The problem is you were calling print(x.bye) after you set x as a string. When you run x = hi() it runs hi() and sets the value of x to 5 (the value of bye; it does NOT set the value of x as a reference to the bye variable itself). EX: bye = 5; x = bye; bye = 4; print(x) prints 5, not 4.

Also, you don't have to run hi() twice, just run x = hi(), not hi(); x=hi() (the way you had it it was running hi(), not doing anything with the resulting value of 5, and then rerunning the same hi() and saving the value of 5 to the x variable.

So full code should be

def hi():
    bye = 5
    sigh = 10
    return bye 
x = hi()
print(x)

If you wanted to return multiple variables, one option would be to use a list, or dictionary, depending on what you need. For example:

def hi():
    return { 'bye': 5, 'sigh': 10 }
x = hi()
print x['bye']

You could do something along these lines (which worked in both Python v2.7.17 and v3.8.1 when I tested it/them):

def hi():
    # other code...
    hi.bye = 42  # Create function attribute.
    sigh = 10

hi()
print(hi.bye)  # -> 42

Functions are objects in Python and can have arbitrary attributes assigned to them.

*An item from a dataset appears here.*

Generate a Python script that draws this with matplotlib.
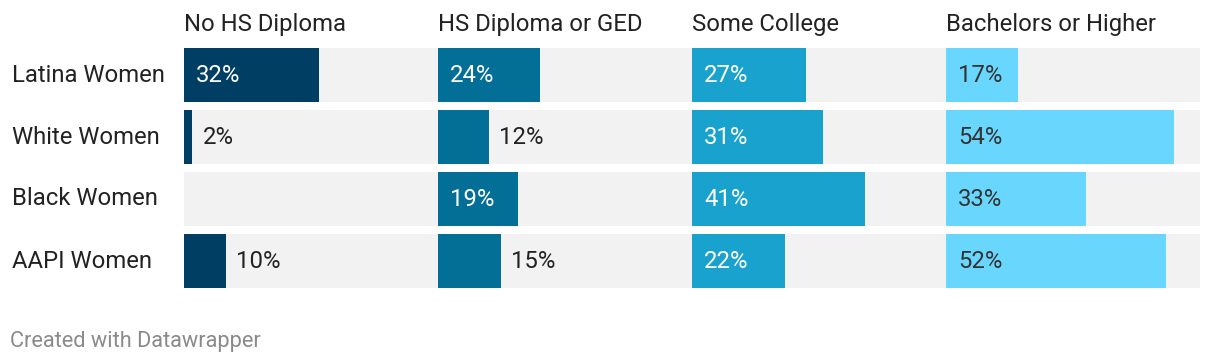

If you're going to be doing this kind of thing often, you could implement something more generic by creating a function decorator that adds a this argument to each call to the decorated function.

This additional argument will give functions a way to reference themselves without needing to explicitly embed (hardcode) their name into the rest of the definition and is similar to the instance argument that class methods automatically receive as their first argument which is usually named self — I picked something different to avoid confusion, but like the self argument, it can be named whatever you wish.

Here's an example of that approach:

def add_this_arg(func):
    def wrapped(*args, **kwargs):
        return func(wrapped, *args, **kwargs)
    return wrapped

@add_this_arg
def hi(this, that):
    # other code...
    this.bye = 2 * that  # Create function attribute.
    sigh = 10

hi(21)
print(hi.bye)  # -> 42

Note

This doesn't work for class methods. Just use the instance argument, named self by convention, that's already passed to methods instead of the method's name. You can reference class-level attributes through type(self). See Function's attributes when in a class.